Bay Area theater professional Anne Yumi Kobori’s resume stories a prolific career. A brief skim reveals acting, directing and playwriting credits, along with not one, but three forms of stage combat. And with “Every Day Alice,” a new play written by Kobori and produced by the company she founded, Utopia Theatre Project, Kobori shows no signs of slowing down.
The play explores classic characters from children’s books — Alice from Lewis Carroll’s “Alice in Wonderland” and Peter from J.M. Barrie’s “Peter Pan” — in a modern-day setting, aiming to consider what it means to be an adult and an artist in the modern world.
The idea initially came to Kobori in an adaptation class: “We were adapting short stories and novels into plays, which is really fun and nerdy,” Kobori said in an interview with The Daily Californian. “I thought, ‘Oh, wouldn’t it be fun to take these childhood stories … these characters (that) I think really resonate with a lot of people. … Wouldn’t it be fun to combine them?’ ”
In the play, this combination takes the form of a romance between Alice and Peter, which Kobori mused is a surprisingly fitting pairing.
“Peter is very cyclical,” she said. “He has a pattern where he meets a girl at her window, and they go on an adventure, and it doesn’t really work out, so she wants to go home, and he takes her home. And then he’s like, ‘Great, I’ll be back at spring cleaning.’ And then he goes away, and she expects him to come back, like, next year or whatever, and he doesn’t come back for like 20 years!” She laughed. “And so, I think Alice fits well into that — she’s just another girl who he, like, found on an adventure and then, you know, maybe it doesn’t work out.”
The inconstancy of romantic relationships and the societal canon that seems to govern them are focuses of Kobori’s play. For her, moments in the original “Peter Pan” stories wherein Peter and Wendy play at being husband and wife signify some concerning undercurrents in how children conceive of adult relationships.

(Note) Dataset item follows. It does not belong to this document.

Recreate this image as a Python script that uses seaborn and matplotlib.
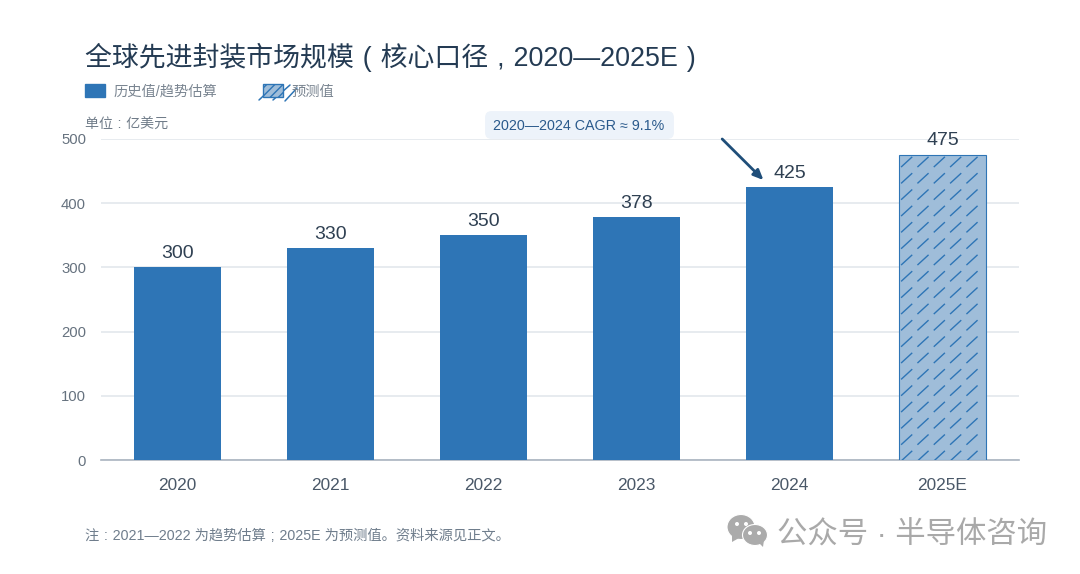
import numpy as np
import pandas as pd
import seaborn as sns
import matplotlib
matplotlib.use("Agg")
import matplotlib.pyplot as plt
from matplotlib import hatch as mhatch
from matplotlib.lines import Line2D
from matplotlib.path import Path
from matplotlib.patches import Patch, Ellipse, Polygon, FancyBboxPatch

years = ["2020", "2021", "2022", "2023", "2024", "2025E"]
values = [300, 330, 350, 378, 425, 475]
kinds = ["历史值/趋势估算"] * 5 + ["预测值"]
yticks = [0, 100, 200, 300, 400, 500]

BLUE = "#2e75b6"
FILL = "#9fbdd9"
W, H = 1080, 574
DPI = 98  # hatch tile is one inch, so this gives a 16.33 px stroke grid


def pt(x):
    return x * 100 / DPI


class ShortSlash(mhatch.HatchPatternBase):
    """Isolated short diagonal strokes, repeated on a regular grid."""
    def __init__(self, hatch, density):
        self.n = hatch.count("*") * 6
        self.cols = self.n - 1 if self.n else 0   # one column falls on the bar's edge: left empty
        self.rows = self.n + 1 if self.n else 0
        self.num_vertices = self.cols * self.rows * 2
        self.num_lines = self.cols * self.rows

    def set_vertices_and_codes(self, vertices, codes):
        s = 1.0 / self.n if self.n else 1
        i = 0
        for a in range(1, self.n):
            for b in range(-1, self.n):
                vertices[i] = ((a + 0.20) * s, (b + 0.80) * s)
                vertices[i + 1] = ((a + 0.82) * s, (b + 1.37) * s)
                codes[i] = Path.MOVETO
                codes[i + 1] = Path.LINETO
                i += 2


mhatch._hatch_types[:] = [t for t in mhatch._hatch_types if t is not mhatch.Stars] + [ShortSlash]

sns.set_theme(style="white")
plt.rcParams["font.family"] = ["Liberation Sans", "Noto Sans CJK SC"]
plt.rcParams["hatch.linewidth"] = pt(1.0)
plt.rcParams["hatch.color"] = BLUE

fig = plt.figure(figsize=(W / DPI, H / DPI), dpi=DPI, facecolor="white")
ax = fig.add_axes([101 / W, 1 - 460 / H, 918 / W, 321 / H])

df = pd.DataFrame({"year": years, "value": values, "kind": kinds})
sns.barplot(data=df, x="year", y="value", color=BLUE, width=0.57,
            saturation=1, ax=ax, zorder=3, edgecolor="none")

last = ax.patches[len(years) - 1]
last.set_facecolor(FILL)
last.set_edgecolor(BLUE)
last.set_linewidth(pt(0.8))
last.set_hatch("*")

ax.set_xlim(-0.5, len(years) - 0.5)
ax.set_ylim(0, 500)
ax.set_yticks(yticks)
ax.set_xlabel("")
ax.set_ylabel("")
ax.grid(axis="y", color="#e3e7ec", linewidth=pt(1.2), zorder=0)
ax.set_axisbelow(True)
for side in ("top", "left", "right"):
    ax.spines[side].set_visible(False)
ax.spines["bottom"].set_color("#aab4c0")
ax.spines["bottom"].set_linewidth(pt(1.2))
ax.tick_params(axis="x", length=0, labelsize=pt(12.4), labelcolor="#4a5868", pad=pt(12.8))
ax.tick_params(axis="y", length=0, labelsize=pt(10.7), labelcolor="#66727f", pad=pt(10.8))

for bar, v in zip(ax.patches, values):
    ax.annotate(str(v), (bar.get_x() + bar.get_width() / 2, v), xytext=(0, pt(4)),
                textcoords="offset points", ha="center", va="bottom",
                fontsize=pt(14), color="#2f4052", zorder=6)

# CAGR callout
fig.patches.append(FancyBboxPatch((491 / W, 1 - 133 / H), 177 / W, 16 / H,
                                  boxstyle="round,pad=0.0055,rounding_size=0.006",
                                  transform=fig.transFigure, facecolor="#edf3fa",
                                  edgecolor="none", zorder=5, mutation_aspect=W / H))
fig.text(579 / W, 1 - 126 / H, "2020—2024 CAGR ≈ 9.1%", ha="center", va="center",
         fontsize=pt(10.3), color="#2a5a8c", zorder=6)
ax.annotate("", xy=(3.83, 436), xytext=(3.56, 500),
            arrowprops=dict(arrowstyle="-|>,head_length=0.5,head_width=0.22",
                            color="#1f4e79", lw=pt(2), shrinkA=0, shrinkB=0), zorder=6)

# Title and sub-labels
SP = "\u2004"
fig.text(85 / W, 1 - 57 / H, f"全球先进封装市场规模{SP}({SP}核心口径{SP},{SP}2020—2025E{SP})", ha="left", va="center",
         fontsize=pt(19.4), color="#243b53")
fig.text(85 / W, 1 - 124 / H, f"单位{SP}:{SP}亿美元", ha="left", va="center",
         fontsize=pt(10.1), color="#707c89")
fig.text(85 / W, 1 - 536 / H, f"注{SP}:{SP}2021—2022 为趋势估算{SP};{SP}2025E 为预测值。资料来源见正文。", ha="left", va="center",
         fontsize=pt(10.3), color="#6f7d8c")

# Legend
handles = [Patch(facecolor=BLUE, edgecolor=BLUE, label=kinds[0]),
           Patch(facecolor=FILL, edgecolor=BLUE, label=kinds[-1], hatch="////")]
fig.legend(handles=handles, loc="upper left", bbox_to_anchor=(85 / W, 1 - 84 / H),
           ncol=2, frameon=False, fontsize=pt(10.3), labelcolor="#7a8591",
           handlelength=1.4, handleheight=1.05, handletextpad=0.56,
           columnspacing=3.25, borderpad=0, borderaxespad=0)
# the swatch's hatch runs past its edge in the reference
for x0, y0, x1, y1 in [(259, 100, 275, 85), (273, 100, 290, 85), (285, 101, 297, 88)]:
    fig.add_artist(Line2D([x0 / W, x1 / W], [1 - y0 / H, 1 - y1 / H], color=BLUE, lw=pt(1.1),
                          transform=fig.transFigure))

# Watermark
icon = "#ababab"
for cx, cy, w, h, tail in [(741, 527, 28, 25, [(732, 535), (739, 538), (732, 542)]),
                           (755, 535, 25, 21, [(758, 542), (764, 540), (763, 547)])]:
    fig.patches.append(Ellipse((cx / W, 1 - cy / H), w / W, h / H, transform=fig.transFigure,
                               facecolor=icon, edgecolor="white", linewidth=pt(0.8), zorder=7))
    fig.patches.append(Polygon([(x / W, 1 - y / H) for x, y in tail], transform=fig.transFigure,
                               facecolor=icon, edgecolor="none", zorder=7))
for cx, cy in [(737, 524), (746, 524), (750, 533), (759, 533)]:
    fig.patches.append(Ellipse((cx / W, 1 - cy / H), 4 / W, 4 / H, transform=fig.transFigure,
                               facecolor="white", edgecolor="none", zorder=8))
fig.text(777 / W, 1 - 535 / H, "公众号 · 半导体咨询", ha="left", va="center",
         fontsize=pt(21.9), color="#a9a9a9", zorder=8)

fig.savefig("out.png", dpi=DPI, facecolor="white")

“Peter gets very tyrannical when he’s the husband,” Kobori said. “I think there’s sort of a dark idea there (about how) when you try to grow up, what is your idea of a marriage, and (of) an adult relationship? When you’re a child, all you can see is the disagreements.”
The fraught passage from childhood to adulthood features heavily in “Every Day Alice,” which scrutinizes the rigidity of society’s definition of being a “grown-up”: get married, get a job, get a house and get used to lots of rules. According to Kobori, the play questions how we navigate that transition.
“(The plays digs into) this idea of being (an) adult and still wanting to have an active imagination and be creative but having to have adult responsibilities. (It asks) whether it’s possible to preserve your spirit of youth but still be a responsible human.”
So does Kobori, an artist and certified adult, think it’s possible?
“I don’t know,” she admitted with a chuckle. “I think it’s sort of like dealer’s choice.”
With Kobori, at least, the dealer seems to have been feeling generous. Kobori doubles as both playwright and actress in this production, dual roles that she admitted sometimes come into conflict.
“(The rehearsal process) has been walking that line between, well, sometimes I’m the playwright, but sometimes I just need to be an actor in (a) scene,” she said. “I think … as a playwright, I have a different stake in the play than as an actor. … I have to be pretty flexible.”
Though cultivating that flexibility can present its own challenges, Kobori was nevertheless effusive about the collaborative climate of the rehearsal process.
“It’s pretty fluid,” she described. “We’re getting a lot of feedback from actors. It definitely is really nice to hear from people who are invested in their character.”
Kobori continued: “Everyone’s been really supportive. And I would rather get their feedback and make the changes than try to preserve something that doesn’t need to be preserved.”
And, of course, Kobori aims to produce the kind of art that deserves preservation — for herself and for the audiences that will soon be invited to contemplate “Every Day Alice.”
“I think for me, as an artist, a lot of the times it’s a question of, ‘Is what I’m spending all this energy on relevant or necessary?’ And I think it is. I think artistic expression is always relevant. Even if you’re just sharing it with a few people or just doing it for yourself, I think it’s important for people to do that.”
One imagines that the characters in Kobori’s play — plucked from children’s stories and full of imagination — would agree.